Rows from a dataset
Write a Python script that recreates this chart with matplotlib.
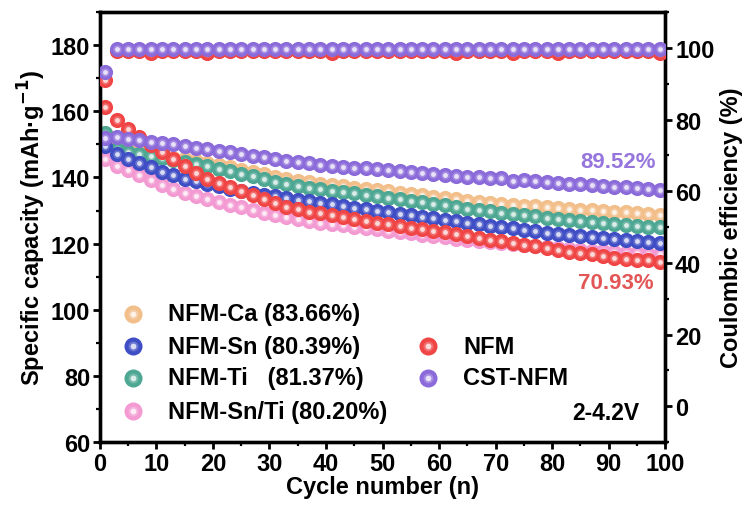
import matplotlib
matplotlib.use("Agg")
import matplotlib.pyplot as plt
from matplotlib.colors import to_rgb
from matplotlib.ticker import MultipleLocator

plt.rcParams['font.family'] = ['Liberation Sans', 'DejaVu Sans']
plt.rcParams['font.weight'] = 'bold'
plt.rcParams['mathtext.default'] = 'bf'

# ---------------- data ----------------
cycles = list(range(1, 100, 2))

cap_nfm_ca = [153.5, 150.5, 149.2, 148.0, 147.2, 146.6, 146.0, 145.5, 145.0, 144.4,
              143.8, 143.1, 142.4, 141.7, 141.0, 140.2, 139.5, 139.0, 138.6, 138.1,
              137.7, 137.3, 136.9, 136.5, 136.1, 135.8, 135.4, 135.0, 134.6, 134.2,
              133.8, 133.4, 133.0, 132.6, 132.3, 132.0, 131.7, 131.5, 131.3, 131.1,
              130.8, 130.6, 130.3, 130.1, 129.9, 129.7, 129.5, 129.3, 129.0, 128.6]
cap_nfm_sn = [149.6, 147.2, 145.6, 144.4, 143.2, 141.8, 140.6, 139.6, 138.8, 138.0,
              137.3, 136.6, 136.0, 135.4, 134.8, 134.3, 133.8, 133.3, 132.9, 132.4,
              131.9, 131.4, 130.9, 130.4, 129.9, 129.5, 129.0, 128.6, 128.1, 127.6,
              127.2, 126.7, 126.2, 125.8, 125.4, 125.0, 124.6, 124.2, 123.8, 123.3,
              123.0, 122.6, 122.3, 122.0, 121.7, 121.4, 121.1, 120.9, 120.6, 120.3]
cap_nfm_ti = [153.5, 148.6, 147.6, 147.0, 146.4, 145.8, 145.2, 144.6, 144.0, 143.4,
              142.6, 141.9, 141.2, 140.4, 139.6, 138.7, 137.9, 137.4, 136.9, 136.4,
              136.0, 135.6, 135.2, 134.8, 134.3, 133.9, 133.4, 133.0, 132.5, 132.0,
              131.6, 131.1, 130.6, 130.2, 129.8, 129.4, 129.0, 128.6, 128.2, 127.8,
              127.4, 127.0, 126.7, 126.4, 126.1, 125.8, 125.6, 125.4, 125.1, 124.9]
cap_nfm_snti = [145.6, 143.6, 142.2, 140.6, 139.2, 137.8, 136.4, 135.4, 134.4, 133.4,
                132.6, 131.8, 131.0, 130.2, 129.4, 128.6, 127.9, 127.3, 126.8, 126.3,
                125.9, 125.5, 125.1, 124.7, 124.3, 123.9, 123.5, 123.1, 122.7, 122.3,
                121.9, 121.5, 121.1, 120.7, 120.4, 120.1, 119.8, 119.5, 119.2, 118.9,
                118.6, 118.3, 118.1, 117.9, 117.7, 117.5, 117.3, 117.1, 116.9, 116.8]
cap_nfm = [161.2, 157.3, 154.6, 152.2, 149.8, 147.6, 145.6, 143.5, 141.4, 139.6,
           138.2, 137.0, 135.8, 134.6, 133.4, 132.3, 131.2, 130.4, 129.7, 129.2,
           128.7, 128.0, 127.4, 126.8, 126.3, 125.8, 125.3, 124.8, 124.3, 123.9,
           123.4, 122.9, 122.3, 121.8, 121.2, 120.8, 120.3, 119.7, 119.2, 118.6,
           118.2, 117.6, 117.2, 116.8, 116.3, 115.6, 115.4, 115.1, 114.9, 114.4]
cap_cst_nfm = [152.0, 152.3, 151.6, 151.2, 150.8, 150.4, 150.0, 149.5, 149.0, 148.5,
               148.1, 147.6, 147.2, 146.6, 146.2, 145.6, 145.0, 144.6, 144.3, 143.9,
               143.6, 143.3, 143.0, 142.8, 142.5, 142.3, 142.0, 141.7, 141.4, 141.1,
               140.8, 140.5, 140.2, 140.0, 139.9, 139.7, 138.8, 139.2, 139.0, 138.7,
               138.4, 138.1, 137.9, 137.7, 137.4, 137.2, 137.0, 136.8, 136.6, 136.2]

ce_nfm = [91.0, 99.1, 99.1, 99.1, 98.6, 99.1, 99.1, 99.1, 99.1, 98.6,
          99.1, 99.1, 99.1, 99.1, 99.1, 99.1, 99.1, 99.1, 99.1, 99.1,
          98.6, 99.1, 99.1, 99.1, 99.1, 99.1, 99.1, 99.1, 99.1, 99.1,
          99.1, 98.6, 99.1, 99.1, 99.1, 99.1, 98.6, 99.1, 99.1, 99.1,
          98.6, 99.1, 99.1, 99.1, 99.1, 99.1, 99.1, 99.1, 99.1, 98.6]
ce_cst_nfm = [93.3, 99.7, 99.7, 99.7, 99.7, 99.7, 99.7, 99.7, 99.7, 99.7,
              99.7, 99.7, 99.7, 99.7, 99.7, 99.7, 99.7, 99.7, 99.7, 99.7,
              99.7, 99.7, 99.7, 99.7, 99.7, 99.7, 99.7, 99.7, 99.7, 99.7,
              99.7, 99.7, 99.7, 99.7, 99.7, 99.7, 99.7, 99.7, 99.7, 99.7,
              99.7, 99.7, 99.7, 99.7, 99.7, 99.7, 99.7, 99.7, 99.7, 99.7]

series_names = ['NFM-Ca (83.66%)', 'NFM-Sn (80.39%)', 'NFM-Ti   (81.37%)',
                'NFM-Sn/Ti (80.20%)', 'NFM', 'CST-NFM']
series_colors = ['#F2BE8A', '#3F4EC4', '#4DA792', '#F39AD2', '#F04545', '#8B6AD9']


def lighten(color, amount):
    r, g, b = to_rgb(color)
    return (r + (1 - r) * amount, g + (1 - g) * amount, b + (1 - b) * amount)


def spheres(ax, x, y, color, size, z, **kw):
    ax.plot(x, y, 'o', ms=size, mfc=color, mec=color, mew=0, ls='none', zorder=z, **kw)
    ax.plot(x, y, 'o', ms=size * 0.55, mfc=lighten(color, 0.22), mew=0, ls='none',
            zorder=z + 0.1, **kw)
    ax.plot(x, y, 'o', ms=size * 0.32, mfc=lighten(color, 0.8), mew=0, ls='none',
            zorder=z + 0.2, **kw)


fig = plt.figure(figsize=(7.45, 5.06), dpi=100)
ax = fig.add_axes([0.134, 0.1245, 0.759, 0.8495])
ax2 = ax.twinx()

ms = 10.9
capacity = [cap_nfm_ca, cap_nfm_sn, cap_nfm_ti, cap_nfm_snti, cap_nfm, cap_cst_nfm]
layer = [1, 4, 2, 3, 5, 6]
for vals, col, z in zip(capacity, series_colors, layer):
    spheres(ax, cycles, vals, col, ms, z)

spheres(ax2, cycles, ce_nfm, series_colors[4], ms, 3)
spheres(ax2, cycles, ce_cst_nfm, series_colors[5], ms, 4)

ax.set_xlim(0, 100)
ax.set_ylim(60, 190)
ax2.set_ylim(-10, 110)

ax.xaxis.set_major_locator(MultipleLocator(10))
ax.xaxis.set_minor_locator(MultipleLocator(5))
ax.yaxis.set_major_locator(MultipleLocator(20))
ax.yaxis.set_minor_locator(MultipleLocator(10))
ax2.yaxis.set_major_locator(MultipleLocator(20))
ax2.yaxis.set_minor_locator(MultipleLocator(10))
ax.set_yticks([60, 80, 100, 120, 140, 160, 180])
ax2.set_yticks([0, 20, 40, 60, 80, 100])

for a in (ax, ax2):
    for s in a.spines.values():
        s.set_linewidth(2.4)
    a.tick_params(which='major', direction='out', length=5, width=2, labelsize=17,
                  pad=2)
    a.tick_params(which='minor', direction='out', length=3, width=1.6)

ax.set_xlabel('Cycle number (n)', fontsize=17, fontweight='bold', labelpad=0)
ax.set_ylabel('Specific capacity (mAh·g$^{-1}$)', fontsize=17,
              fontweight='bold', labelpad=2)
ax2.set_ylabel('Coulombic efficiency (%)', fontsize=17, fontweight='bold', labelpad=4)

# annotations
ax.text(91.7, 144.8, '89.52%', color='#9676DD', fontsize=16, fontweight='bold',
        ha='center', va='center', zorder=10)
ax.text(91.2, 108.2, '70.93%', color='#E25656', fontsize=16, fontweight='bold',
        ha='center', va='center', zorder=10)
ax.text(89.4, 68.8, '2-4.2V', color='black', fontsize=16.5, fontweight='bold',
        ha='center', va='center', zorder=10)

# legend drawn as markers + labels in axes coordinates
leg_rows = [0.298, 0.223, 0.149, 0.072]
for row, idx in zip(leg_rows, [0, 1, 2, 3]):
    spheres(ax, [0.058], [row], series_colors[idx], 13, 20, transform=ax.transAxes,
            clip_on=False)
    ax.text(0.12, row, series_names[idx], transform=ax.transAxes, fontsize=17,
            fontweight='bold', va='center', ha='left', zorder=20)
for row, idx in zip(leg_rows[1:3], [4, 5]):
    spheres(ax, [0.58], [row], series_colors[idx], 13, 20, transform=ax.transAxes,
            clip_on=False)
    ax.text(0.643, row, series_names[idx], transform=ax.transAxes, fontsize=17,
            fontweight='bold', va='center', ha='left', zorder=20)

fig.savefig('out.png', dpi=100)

==

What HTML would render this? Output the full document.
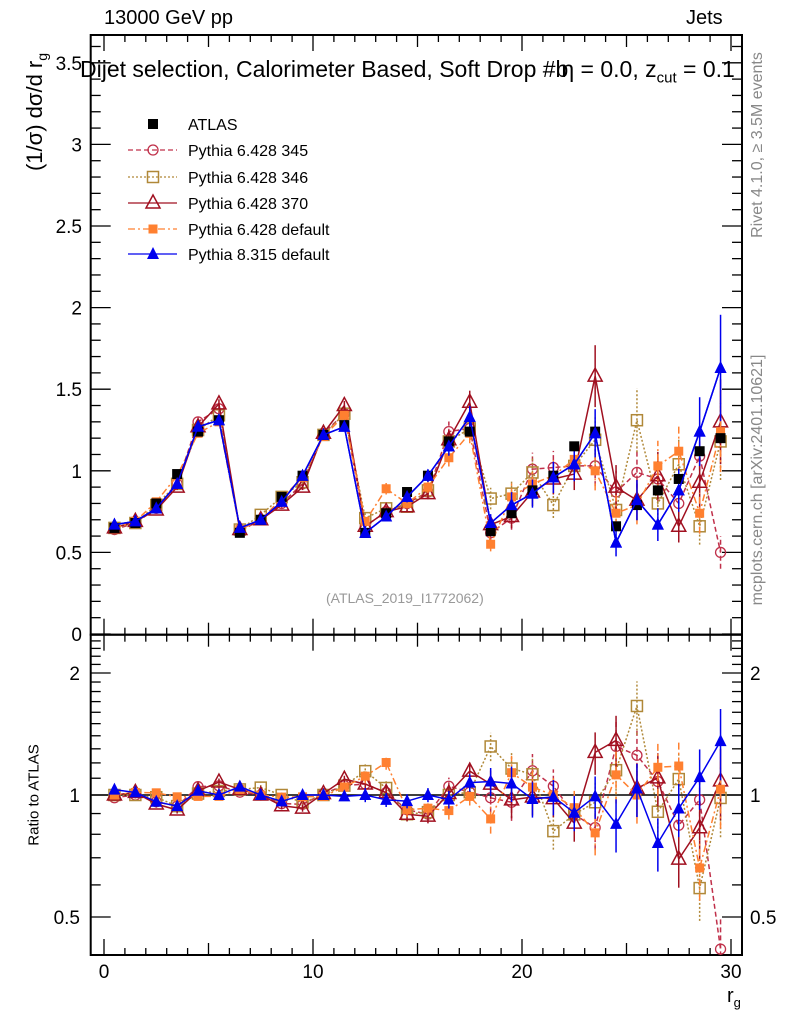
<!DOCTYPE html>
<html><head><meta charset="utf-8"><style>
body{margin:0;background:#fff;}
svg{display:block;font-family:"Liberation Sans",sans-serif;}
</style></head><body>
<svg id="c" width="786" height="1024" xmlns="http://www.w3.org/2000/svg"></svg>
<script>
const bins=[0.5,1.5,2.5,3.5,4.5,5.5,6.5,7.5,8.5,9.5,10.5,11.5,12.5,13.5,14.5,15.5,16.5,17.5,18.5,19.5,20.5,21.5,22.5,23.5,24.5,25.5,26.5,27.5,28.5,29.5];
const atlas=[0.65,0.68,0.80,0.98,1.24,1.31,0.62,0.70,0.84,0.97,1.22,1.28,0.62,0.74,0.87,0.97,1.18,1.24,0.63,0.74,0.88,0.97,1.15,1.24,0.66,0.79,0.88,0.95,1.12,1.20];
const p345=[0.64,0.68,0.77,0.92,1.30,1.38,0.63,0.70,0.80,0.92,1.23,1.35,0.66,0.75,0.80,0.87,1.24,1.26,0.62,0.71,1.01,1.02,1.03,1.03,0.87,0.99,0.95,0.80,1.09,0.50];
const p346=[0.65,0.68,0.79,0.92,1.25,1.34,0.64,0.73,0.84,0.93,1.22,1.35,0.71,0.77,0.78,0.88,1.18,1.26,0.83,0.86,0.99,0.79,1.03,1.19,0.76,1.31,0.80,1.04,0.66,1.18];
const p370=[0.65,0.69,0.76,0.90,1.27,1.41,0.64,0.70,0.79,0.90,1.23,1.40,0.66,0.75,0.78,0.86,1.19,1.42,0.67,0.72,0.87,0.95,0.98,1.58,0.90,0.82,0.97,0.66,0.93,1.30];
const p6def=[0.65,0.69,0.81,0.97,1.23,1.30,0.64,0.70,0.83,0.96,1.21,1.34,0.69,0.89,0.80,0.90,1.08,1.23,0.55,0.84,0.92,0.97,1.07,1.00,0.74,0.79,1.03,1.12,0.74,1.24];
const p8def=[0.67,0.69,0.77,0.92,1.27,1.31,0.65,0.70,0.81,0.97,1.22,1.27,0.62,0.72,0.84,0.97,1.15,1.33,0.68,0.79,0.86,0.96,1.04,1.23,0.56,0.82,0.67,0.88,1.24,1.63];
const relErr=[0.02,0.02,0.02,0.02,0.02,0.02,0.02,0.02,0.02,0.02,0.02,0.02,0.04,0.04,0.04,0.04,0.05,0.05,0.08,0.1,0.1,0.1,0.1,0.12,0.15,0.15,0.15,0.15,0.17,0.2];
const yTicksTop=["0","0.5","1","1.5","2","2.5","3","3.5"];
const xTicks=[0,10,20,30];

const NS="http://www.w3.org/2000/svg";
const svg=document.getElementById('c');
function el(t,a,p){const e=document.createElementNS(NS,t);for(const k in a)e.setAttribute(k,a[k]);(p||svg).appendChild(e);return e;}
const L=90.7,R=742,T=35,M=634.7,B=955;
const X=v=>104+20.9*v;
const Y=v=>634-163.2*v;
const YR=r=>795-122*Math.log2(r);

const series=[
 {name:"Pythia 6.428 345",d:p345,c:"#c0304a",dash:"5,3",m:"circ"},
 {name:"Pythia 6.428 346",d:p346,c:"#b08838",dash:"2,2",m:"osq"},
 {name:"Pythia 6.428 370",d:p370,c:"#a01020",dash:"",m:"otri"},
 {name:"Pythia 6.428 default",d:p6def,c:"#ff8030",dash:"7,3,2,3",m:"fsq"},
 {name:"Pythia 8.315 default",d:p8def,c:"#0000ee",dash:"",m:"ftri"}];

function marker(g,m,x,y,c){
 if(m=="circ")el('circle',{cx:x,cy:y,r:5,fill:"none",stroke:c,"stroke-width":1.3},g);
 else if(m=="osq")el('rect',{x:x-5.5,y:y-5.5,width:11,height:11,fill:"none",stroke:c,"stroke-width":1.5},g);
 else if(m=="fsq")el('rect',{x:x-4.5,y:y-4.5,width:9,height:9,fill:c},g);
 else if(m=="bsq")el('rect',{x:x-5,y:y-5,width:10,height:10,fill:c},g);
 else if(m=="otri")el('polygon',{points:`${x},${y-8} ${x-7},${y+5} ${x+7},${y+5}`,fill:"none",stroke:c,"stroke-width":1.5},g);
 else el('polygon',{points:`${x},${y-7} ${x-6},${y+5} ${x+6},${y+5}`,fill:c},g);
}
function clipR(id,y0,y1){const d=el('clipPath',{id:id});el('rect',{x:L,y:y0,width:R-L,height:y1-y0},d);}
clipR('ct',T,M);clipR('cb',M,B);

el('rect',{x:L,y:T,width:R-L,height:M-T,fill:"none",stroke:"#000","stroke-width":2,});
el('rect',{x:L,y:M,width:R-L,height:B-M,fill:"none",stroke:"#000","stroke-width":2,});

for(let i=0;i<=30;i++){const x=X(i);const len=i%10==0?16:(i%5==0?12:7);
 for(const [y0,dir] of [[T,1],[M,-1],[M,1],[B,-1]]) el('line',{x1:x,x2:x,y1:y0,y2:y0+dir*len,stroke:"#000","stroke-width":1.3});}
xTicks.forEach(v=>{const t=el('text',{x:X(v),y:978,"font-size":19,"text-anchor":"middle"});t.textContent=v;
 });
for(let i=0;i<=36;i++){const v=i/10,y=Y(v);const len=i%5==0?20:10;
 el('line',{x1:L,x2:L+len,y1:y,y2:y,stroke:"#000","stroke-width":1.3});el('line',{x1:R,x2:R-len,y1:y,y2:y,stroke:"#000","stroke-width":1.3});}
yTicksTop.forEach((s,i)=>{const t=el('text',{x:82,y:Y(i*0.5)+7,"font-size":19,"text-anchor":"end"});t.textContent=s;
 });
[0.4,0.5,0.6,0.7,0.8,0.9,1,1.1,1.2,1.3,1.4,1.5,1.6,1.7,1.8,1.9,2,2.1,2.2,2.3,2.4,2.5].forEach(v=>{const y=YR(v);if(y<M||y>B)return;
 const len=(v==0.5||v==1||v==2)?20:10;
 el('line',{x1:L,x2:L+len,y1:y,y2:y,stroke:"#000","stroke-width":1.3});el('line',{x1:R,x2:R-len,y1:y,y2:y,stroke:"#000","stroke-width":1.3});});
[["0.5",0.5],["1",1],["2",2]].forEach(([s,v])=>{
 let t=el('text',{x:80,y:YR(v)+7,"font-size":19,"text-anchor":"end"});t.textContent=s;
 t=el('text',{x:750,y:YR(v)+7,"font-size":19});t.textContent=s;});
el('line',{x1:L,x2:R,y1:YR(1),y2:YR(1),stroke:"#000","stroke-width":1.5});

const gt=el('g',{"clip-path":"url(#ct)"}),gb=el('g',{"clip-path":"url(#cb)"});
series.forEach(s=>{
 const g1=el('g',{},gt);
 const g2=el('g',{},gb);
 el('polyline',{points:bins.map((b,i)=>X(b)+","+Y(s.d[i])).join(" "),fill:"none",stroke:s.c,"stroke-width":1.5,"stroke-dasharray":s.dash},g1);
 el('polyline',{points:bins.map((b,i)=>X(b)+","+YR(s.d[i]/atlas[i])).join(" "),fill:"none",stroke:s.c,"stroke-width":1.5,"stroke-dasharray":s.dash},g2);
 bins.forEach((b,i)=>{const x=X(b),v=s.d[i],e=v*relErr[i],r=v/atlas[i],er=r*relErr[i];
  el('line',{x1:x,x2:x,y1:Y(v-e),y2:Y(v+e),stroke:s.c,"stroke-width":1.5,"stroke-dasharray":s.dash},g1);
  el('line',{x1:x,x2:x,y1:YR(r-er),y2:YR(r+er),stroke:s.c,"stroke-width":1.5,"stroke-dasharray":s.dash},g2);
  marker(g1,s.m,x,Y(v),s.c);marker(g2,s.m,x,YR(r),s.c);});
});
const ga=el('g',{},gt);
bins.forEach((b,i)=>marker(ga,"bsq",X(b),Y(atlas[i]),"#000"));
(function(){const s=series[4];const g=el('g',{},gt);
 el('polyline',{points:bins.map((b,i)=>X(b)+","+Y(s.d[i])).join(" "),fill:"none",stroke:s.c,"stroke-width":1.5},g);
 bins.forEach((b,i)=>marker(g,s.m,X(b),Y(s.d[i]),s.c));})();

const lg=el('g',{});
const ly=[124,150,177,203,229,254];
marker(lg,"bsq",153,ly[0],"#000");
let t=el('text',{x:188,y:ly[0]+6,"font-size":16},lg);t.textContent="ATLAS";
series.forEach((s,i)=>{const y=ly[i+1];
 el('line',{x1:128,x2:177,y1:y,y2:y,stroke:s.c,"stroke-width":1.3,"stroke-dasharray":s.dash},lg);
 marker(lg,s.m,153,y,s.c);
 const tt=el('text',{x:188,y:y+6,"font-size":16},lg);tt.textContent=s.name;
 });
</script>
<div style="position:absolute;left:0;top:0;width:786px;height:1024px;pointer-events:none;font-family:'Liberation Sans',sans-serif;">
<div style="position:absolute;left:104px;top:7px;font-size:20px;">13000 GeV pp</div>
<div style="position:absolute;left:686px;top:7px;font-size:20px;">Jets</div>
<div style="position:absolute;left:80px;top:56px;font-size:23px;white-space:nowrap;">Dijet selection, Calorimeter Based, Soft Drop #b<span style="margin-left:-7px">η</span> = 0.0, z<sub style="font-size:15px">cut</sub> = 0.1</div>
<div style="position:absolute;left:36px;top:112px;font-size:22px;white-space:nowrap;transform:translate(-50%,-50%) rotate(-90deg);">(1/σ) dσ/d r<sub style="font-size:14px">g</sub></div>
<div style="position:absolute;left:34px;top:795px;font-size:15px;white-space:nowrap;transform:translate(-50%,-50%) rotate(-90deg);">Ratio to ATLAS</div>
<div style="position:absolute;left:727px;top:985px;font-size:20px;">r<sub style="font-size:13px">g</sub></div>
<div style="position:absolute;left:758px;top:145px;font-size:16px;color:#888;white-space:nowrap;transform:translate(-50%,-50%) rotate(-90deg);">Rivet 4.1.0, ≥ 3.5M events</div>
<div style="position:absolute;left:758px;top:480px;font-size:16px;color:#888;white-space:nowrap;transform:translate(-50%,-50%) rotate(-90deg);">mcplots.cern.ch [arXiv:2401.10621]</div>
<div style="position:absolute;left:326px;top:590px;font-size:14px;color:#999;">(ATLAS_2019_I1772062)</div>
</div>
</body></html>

SET TASK
Among the entries above, locate the line with "Write a Python" and the line with "cycles = list(range(1, 100, 2))". Give those two lines and all lines between them again, exactly, leaving out the pictures.

OUTPUT
Write a Python script that recreates this chart with matplotlib.
import matplotlib
matplotlib.use("Agg")
import matplotlib.pyplot as plt
from matplotlib.colors import to_rgb
from matplotlib.ticker import MultipleLocator

plt.rcParams['font.family'] = ['Liberation Sans', 'DejaVu Sans']
plt.rcParams['font.weight'] = 'bold'
plt.rcParams['mathtext.default'] = 'bf'

# ---------------- data ----------------
cycles = list(range(1, 100, 2))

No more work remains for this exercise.